In the entries below, count each line holding the word "chart". Answer with the total alone.

#### Data lines

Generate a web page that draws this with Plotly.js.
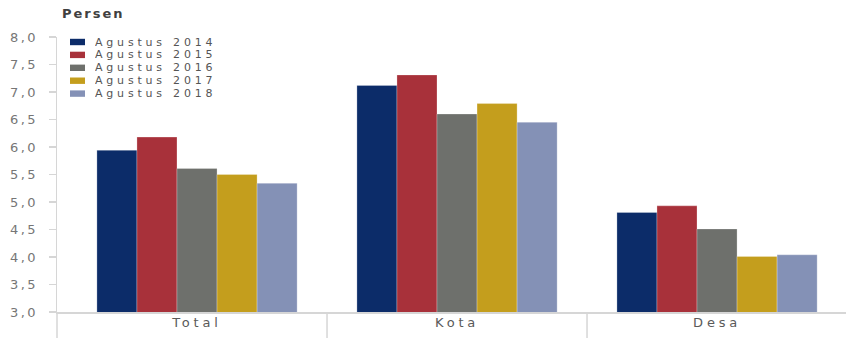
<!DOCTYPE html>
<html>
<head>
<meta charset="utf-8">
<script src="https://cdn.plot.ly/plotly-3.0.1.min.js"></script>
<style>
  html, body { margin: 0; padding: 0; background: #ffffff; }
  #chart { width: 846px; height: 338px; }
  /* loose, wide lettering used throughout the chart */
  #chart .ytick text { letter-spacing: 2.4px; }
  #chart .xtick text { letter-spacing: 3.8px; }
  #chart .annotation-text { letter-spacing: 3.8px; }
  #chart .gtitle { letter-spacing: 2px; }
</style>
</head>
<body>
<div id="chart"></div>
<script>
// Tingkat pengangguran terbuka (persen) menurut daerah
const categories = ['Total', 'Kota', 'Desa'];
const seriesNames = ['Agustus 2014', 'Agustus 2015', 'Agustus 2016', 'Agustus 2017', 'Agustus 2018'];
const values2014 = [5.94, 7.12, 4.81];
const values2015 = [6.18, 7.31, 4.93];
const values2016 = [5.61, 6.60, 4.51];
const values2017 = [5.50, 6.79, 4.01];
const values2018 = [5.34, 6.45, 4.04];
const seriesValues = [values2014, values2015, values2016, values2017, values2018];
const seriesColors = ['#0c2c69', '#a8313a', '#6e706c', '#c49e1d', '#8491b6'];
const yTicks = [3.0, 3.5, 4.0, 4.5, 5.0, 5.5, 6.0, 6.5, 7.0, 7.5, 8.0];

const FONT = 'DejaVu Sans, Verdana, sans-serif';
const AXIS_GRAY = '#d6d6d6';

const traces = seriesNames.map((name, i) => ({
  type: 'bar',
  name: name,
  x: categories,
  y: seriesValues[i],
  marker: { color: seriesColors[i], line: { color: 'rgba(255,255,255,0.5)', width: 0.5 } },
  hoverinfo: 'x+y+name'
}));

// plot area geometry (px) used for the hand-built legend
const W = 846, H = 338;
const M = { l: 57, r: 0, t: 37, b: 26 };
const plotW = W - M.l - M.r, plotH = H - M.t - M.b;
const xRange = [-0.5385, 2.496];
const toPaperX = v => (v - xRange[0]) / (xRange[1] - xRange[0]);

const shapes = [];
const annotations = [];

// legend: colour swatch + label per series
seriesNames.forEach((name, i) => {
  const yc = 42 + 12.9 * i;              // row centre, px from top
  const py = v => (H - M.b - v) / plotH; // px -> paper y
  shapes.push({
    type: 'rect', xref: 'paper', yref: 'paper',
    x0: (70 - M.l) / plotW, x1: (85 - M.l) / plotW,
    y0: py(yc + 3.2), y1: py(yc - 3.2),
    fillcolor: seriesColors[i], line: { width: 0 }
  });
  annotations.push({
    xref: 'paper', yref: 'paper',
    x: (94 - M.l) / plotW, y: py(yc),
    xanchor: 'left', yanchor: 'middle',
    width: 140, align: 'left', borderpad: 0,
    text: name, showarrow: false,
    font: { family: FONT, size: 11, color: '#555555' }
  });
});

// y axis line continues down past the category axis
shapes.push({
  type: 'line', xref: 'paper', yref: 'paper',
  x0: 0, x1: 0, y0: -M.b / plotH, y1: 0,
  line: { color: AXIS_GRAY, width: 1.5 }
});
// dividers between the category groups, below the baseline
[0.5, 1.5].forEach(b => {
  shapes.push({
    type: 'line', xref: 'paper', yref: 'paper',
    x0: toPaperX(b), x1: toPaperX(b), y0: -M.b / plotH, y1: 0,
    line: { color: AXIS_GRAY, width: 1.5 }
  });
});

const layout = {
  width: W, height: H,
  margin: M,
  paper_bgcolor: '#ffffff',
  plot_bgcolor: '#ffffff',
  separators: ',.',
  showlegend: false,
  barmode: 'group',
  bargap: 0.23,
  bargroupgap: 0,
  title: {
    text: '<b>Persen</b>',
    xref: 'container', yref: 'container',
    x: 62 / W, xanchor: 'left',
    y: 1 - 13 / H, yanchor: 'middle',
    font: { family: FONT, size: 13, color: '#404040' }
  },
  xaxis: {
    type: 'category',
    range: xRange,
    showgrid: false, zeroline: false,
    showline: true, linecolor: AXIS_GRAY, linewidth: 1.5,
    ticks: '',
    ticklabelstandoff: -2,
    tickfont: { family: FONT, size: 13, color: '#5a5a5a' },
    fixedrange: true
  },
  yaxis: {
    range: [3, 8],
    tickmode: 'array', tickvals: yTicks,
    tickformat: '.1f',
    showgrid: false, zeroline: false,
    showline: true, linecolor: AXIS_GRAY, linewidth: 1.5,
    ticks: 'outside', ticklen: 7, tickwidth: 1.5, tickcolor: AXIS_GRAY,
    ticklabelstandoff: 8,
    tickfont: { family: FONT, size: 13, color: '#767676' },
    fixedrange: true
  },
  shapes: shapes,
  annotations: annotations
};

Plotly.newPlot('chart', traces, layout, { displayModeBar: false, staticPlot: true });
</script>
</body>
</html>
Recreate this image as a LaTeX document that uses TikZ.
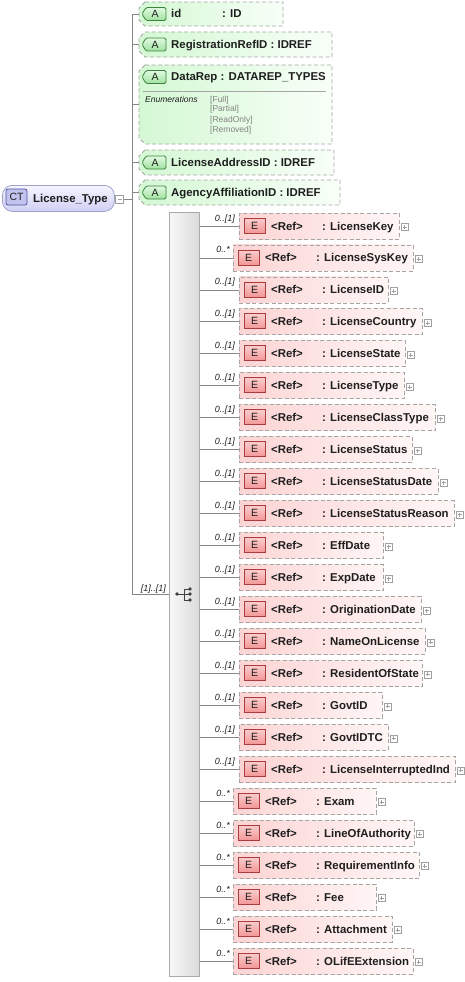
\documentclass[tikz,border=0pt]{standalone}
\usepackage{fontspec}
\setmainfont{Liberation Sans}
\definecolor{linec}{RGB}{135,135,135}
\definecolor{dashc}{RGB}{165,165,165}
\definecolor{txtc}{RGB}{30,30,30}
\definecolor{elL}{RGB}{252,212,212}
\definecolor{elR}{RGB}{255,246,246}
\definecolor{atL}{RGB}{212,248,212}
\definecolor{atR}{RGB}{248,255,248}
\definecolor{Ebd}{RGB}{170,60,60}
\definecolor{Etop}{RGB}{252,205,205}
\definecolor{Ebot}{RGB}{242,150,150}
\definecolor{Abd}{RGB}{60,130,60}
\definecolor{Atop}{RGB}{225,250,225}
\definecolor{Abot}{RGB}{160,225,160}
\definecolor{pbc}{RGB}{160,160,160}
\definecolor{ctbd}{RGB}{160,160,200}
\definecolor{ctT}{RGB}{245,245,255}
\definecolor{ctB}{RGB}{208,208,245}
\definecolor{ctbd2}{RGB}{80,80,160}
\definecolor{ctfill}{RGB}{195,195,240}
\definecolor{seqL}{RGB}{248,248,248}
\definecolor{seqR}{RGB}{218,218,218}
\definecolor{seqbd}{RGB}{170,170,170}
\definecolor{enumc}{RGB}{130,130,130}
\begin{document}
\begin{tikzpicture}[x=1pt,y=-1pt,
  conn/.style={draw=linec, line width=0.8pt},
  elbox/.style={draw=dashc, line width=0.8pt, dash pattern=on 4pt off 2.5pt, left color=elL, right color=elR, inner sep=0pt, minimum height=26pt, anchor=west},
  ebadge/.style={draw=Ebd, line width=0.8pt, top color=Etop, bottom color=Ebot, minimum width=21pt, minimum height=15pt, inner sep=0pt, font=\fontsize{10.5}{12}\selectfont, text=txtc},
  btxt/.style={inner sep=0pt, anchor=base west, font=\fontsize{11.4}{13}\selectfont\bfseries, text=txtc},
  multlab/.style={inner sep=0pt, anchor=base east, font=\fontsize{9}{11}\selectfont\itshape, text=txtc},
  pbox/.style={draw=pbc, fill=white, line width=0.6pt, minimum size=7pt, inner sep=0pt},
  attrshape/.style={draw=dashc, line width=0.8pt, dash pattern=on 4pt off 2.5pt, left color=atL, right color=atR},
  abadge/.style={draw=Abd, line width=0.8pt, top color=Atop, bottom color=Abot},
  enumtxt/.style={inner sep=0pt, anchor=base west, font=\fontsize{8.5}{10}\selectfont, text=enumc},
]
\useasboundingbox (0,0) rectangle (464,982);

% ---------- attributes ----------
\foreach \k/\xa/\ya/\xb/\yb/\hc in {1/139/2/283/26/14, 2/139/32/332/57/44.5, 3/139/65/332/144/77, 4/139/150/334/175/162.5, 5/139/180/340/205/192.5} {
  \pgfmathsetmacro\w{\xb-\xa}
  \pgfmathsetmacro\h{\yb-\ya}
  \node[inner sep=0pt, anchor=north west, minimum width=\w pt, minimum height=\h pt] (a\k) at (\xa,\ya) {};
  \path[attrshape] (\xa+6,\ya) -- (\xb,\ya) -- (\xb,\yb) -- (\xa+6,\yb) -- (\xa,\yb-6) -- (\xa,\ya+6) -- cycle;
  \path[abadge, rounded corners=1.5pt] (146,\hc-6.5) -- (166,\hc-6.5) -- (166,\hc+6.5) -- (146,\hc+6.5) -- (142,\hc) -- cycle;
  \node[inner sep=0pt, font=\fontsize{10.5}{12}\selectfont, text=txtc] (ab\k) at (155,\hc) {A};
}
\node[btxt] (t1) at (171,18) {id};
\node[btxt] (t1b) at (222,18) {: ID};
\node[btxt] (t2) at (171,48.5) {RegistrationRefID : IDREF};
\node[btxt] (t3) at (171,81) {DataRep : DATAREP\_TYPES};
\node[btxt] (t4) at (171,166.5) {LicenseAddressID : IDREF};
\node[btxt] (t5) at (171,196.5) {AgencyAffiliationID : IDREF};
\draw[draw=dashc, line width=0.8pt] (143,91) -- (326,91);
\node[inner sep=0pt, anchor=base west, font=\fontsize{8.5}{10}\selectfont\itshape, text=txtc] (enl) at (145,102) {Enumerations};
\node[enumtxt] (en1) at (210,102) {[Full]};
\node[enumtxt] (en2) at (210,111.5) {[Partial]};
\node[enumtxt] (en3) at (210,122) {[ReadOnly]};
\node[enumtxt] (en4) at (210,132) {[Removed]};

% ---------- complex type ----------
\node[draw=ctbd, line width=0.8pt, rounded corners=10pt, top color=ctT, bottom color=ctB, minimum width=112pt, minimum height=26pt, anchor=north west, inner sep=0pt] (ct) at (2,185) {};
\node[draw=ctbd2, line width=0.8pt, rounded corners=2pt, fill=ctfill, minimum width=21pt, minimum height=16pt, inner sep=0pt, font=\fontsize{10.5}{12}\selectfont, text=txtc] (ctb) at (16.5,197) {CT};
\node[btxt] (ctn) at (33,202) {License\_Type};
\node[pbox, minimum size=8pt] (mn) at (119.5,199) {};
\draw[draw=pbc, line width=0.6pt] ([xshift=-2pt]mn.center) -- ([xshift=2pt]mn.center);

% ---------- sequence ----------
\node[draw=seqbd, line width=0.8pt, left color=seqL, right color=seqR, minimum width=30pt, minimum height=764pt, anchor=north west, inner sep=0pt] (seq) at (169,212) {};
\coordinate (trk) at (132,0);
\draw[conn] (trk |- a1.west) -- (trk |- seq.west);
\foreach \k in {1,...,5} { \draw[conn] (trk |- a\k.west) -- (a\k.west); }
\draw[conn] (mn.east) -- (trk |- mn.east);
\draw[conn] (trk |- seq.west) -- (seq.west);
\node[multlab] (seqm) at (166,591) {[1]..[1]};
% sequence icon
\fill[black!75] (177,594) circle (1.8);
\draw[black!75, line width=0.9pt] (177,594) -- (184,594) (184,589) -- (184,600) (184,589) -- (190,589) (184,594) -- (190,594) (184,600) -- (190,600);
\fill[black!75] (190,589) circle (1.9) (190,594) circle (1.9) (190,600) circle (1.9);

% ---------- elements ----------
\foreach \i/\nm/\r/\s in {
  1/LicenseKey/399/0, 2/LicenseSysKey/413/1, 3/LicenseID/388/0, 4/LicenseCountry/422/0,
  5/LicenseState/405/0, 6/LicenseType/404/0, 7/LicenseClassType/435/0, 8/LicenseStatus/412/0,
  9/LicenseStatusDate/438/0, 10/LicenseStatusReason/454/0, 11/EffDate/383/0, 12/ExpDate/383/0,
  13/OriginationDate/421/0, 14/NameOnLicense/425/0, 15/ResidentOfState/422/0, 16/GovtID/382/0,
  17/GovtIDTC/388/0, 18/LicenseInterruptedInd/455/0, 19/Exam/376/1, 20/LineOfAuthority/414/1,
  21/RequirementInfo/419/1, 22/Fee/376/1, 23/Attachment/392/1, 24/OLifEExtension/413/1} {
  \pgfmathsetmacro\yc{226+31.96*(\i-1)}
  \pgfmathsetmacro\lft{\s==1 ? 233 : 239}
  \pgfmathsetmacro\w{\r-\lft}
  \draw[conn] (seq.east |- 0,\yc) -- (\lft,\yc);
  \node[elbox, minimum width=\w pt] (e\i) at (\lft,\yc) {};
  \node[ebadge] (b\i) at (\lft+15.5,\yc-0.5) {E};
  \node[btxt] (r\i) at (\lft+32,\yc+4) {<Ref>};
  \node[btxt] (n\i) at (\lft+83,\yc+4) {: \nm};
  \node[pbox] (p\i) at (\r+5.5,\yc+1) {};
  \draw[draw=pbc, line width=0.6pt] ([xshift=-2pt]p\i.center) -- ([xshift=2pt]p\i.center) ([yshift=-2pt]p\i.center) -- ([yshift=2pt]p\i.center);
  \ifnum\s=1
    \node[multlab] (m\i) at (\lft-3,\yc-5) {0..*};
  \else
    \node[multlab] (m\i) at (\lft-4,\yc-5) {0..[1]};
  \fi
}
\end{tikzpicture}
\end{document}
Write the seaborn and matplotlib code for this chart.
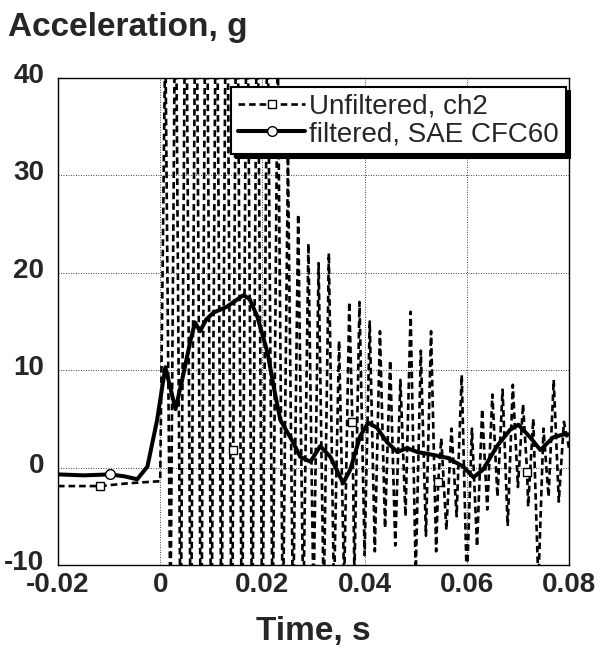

########

Answer to this problem: 9